→ PROBLEM REQUIREMENTS
Repeat every line exactly, keeping the pictures out of the copy.
◆ ◆ ◆
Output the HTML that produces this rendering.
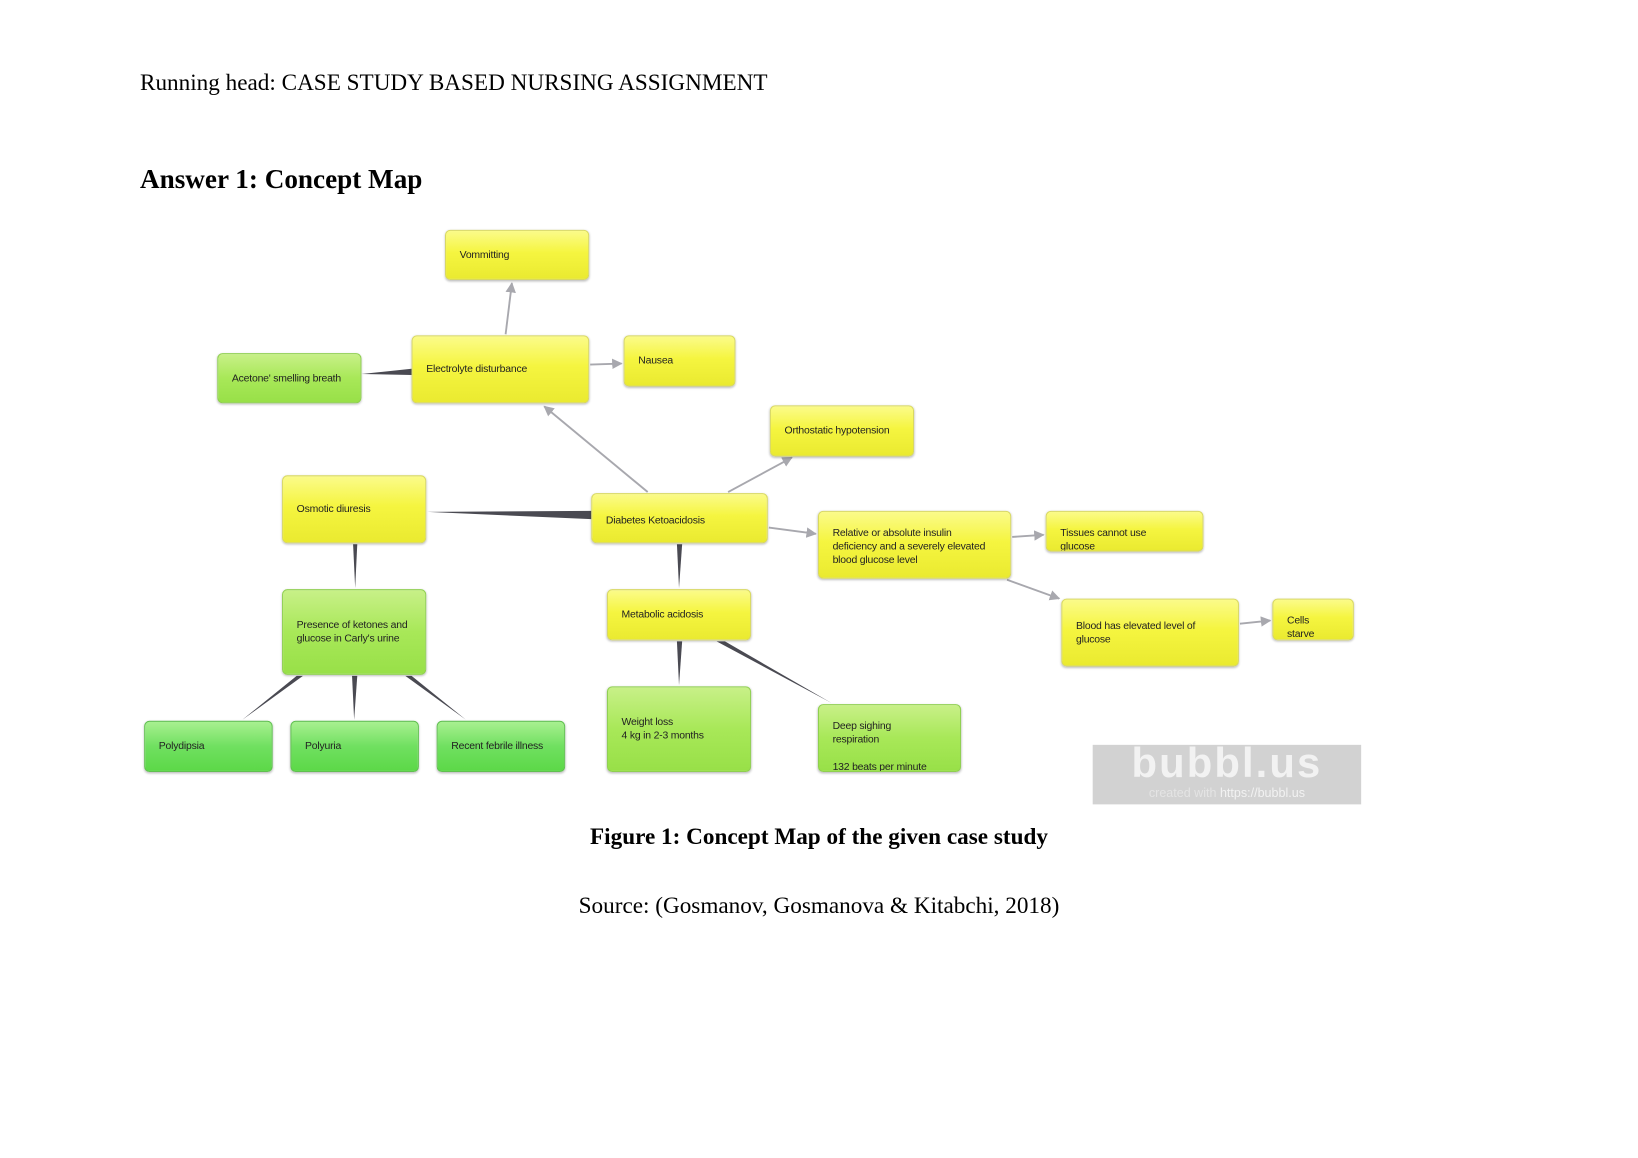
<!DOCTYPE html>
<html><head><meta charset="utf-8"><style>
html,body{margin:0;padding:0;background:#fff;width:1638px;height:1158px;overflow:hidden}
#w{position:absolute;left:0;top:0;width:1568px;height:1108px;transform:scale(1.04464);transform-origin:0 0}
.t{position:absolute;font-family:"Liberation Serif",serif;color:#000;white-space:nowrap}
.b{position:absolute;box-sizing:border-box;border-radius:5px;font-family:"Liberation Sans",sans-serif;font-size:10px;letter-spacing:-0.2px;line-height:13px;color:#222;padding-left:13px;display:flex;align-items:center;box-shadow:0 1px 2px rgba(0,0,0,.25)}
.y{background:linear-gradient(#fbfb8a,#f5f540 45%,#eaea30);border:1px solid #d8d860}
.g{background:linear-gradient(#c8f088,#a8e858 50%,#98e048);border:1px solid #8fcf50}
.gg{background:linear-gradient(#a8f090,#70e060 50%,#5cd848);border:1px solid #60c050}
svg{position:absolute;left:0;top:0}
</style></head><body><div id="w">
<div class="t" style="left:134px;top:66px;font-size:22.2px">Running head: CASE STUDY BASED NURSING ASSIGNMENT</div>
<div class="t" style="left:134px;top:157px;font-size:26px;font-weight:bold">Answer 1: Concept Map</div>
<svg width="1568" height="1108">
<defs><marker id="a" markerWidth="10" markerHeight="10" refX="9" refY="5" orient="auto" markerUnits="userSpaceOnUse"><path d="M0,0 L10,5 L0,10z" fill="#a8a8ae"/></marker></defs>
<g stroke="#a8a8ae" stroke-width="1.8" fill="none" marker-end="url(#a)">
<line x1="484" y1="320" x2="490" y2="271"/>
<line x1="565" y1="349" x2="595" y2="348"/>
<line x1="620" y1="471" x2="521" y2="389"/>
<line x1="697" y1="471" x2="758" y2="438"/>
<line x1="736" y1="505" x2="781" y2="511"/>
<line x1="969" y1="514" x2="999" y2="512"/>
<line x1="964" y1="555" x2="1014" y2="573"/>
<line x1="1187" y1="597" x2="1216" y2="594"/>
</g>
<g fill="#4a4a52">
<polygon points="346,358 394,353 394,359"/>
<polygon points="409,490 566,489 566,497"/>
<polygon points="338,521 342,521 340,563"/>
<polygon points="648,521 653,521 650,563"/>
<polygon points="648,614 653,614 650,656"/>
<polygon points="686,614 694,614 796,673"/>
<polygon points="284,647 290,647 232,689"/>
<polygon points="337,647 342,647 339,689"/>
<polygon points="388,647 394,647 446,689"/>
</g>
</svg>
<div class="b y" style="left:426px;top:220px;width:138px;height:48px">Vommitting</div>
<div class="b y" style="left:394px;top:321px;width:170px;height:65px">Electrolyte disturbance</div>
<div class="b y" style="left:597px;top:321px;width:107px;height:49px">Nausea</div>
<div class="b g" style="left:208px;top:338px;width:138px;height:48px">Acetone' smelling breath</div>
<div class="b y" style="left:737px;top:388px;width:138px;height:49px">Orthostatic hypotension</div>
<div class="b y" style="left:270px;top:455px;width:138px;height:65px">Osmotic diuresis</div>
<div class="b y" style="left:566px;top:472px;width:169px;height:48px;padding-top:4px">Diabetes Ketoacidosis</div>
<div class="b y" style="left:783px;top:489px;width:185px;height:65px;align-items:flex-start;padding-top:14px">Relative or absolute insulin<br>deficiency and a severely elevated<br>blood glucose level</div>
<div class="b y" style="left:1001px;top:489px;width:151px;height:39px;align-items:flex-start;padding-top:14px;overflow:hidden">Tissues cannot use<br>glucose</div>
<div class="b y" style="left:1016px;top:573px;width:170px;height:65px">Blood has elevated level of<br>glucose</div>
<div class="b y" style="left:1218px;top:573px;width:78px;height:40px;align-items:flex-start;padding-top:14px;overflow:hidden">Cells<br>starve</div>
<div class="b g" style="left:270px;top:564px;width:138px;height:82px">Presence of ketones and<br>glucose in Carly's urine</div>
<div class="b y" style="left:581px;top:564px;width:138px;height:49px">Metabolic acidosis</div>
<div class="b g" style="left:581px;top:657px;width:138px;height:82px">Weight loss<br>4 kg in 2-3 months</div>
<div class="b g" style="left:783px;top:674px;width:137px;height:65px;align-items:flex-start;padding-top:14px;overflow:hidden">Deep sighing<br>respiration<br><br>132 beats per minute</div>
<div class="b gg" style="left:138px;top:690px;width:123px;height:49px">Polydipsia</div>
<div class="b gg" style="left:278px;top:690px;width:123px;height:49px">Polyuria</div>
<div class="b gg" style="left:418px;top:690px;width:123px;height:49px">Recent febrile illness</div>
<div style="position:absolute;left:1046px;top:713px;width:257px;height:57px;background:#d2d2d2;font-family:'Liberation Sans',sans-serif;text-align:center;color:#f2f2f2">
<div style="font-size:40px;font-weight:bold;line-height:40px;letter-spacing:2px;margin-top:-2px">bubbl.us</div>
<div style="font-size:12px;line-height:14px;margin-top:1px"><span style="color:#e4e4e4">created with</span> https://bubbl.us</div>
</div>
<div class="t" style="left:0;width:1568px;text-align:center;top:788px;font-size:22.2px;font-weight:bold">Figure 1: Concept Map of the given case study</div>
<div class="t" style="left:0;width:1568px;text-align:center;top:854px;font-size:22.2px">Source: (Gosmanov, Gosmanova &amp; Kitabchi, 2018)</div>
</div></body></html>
◆ ◆ ◆
→ OUTPUT
Output the HTML that produces this rendering.
<!DOCTYPE html>
<html><head><meta charset="utf-8"><style>
html,body{margin:0;padding:0;background:#fff;width:1638px;height:1158px;overflow:hidden}
#w{position:absolute;left:0;top:0;width:1568px;height:1108px;transform:scale(1.04464);transform-origin:0 0}
.t{position:absolute;font-family:"Liberation Serif",serif;color:#000;white-space:nowrap}
.b{position:absolute;box-sizing:border-box;border-radius:5px;font-family:"Liberation Sans",sans-serif;font-size:10px;letter-spacing:-0.2px;line-height:13px;color:#222;padding-left:13px;display:flex;align-items:center;box-shadow:0 1px 2px rgba(0,0,0,.25)}
.y{background:linear-gradient(#fbfb8a,#f5f540 45%,#eaea30);border:1px solid #d8d860}
.g{background:linear-gradient(#c8f088,#a8e858 50%,#98e048);border:1px solid #8fcf50}
.gg{background:linear-gradient(#a8f090,#70e060 50%,#5cd848);border:1px solid #60c050}
svg{position:absolute;left:0;top:0}
</style></head><body><div id="w">
<div class="t" style="left:134px;top:66px;font-size:22.2px">Running head: CASE STUDY BASED NURSING ASSIGNMENT</div>
<div class="t" style="left:134px;top:157px;font-size:26px;font-weight:bold">Answer 1: Concept Map</div>
<svg width="1568" height="1108">
<defs><marker id="a" markerWidth="10" markerHeight="10" refX="9" refY="5" orient="auto" markerUnits="userSpaceOnUse"><path d="M0,0 L10,5 L0,10z" fill="#a8a8ae"/></marker></defs>
<g stroke="#a8a8ae" stroke-width="1.8" fill="none" marker-end="url(#a)">
<line x1="484" y1="320" x2="490" y2="271"/>
<line x1="565" y1="349" x2="595" y2="348"/>
<line x1="620" y1="471" x2="521" y2="389"/>
<line x1="697" y1="471" x2="758" y2="438"/>
<line x1="736" y1="505" x2="781" y2="511"/>
<line x1="969" y1="514" x2="999" y2="512"/>
<line x1="964" y1="555" x2="1014" y2="573"/>
<line x1="1187" y1="597" x2="1216" y2="594"/>
</g>
<g fill="#4a4a52">
<polygon points="346,358 394,353 394,359"/>
<polygon points="409,490 566,489 566,497"/>
<polygon points="338,521 342,521 340,563"/>
<polygon points="648,521 653,521 650,563"/>
<polygon points="648,614 653,614 650,656"/>
<polygon points="686,614 694,614 796,673"/>
<polygon points="284,647 290,647 232,689"/>
<polygon points="337,647 342,647 339,689"/>
<polygon points="388,647 394,647 446,689"/>
</g>
</svg>
<div class="b y" style="left:426px;top:220px;width:138px;height:48px">Vommitting</div>
<div class="b y" style="left:394px;top:321px;width:170px;height:65px">Electrolyte disturbance</div>
<div class="b y" style="left:597px;top:321px;width:107px;height:49px">Nausea</div>
<div class="b g" style="left:208px;top:338px;width:138px;height:48px">Acetone' smelling breath</div>
<div class="b y" style="left:737px;top:388px;width:138px;height:49px">Orthostatic hypotension</div>
<div class="b y" style="left:270px;top:455px;width:138px;height:65px">Osmotic diuresis</div>
<div class="b y" style="left:566px;top:472px;width:169px;height:48px;padding-top:4px">Diabetes Ketoacidosis</div>
<div class="b y" style="left:783px;top:489px;width:185px;height:65px;align-items:flex-start;padding-top:14px">Relative or absolute insulin<br>deficiency and a severely elevated<br>blood glucose level</div>
<div class="b y" style="left:1001px;top:489px;width:151px;height:39px;align-items:flex-start;padding-top:14px;overflow:hidden">Tissues cannot use<br>glucose</div>
<div class="b y" style="left:1016px;top:573px;width:170px;height:65px">Blood has elevated level of<br>glucose</div>
<div class="b y" style="left:1218px;top:573px;width:78px;height:40px;align-items:flex-start;padding-top:14px;overflow:hidden">Cells<br>starve</div>
<div class="b g" style="left:270px;top:564px;width:138px;height:82px">Presence of ketones and<br>glucose in Carly's urine</div>
<div class="b y" style="left:581px;top:564px;width:138px;height:49px">Metabolic acidosis</div>
<div class="b g" style="left:581px;top:657px;width:138px;height:82px">Weight loss<br>4 kg in 2-3 months</div>
<div class="b g" style="left:783px;top:674px;width:137px;height:65px;align-items:flex-start;padding-top:14px;overflow:hidden">Deep sighing<br>respiration<br><br>132 beats per minute</div>
<div class="b gg" style="left:138px;top:690px;width:123px;height:49px">Polydipsia</div>
<div class="b gg" style="left:278px;top:690px;width:123px;height:49px">Polyuria</div>
<div class="b gg" style="left:418px;top:690px;width:123px;height:49px">Recent febrile illness</div>
<div style="position:absolute;left:1046px;top:713px;width:257px;height:57px;background:#d2d2d2;font-family:'Liberation Sans',sans-serif;text-align:center;color:#f2f2f2">
<div style="font-size:40px;font-weight:bold;line-height:40px;letter-spacing:2px;margin-top:-2px">bubbl.us</div>
<div style="font-size:12px;line-height:14px;margin-top:1px"><span style="color:#e4e4e4">created with</span> https://bubbl.us</div>
</div>
<div class="t" style="left:0;width:1568px;text-align:center;top:788px;font-size:22.2px;font-weight:bold">Figure 1: Concept Map of the given case study</div>
<div class="t" style="left:0;width:1568px;text-align:center;top:854px;font-size:22.2px">Source: (Gosmanov, Gosmanova &amp; Kitabchi, 2018)</div>
</div></body></html>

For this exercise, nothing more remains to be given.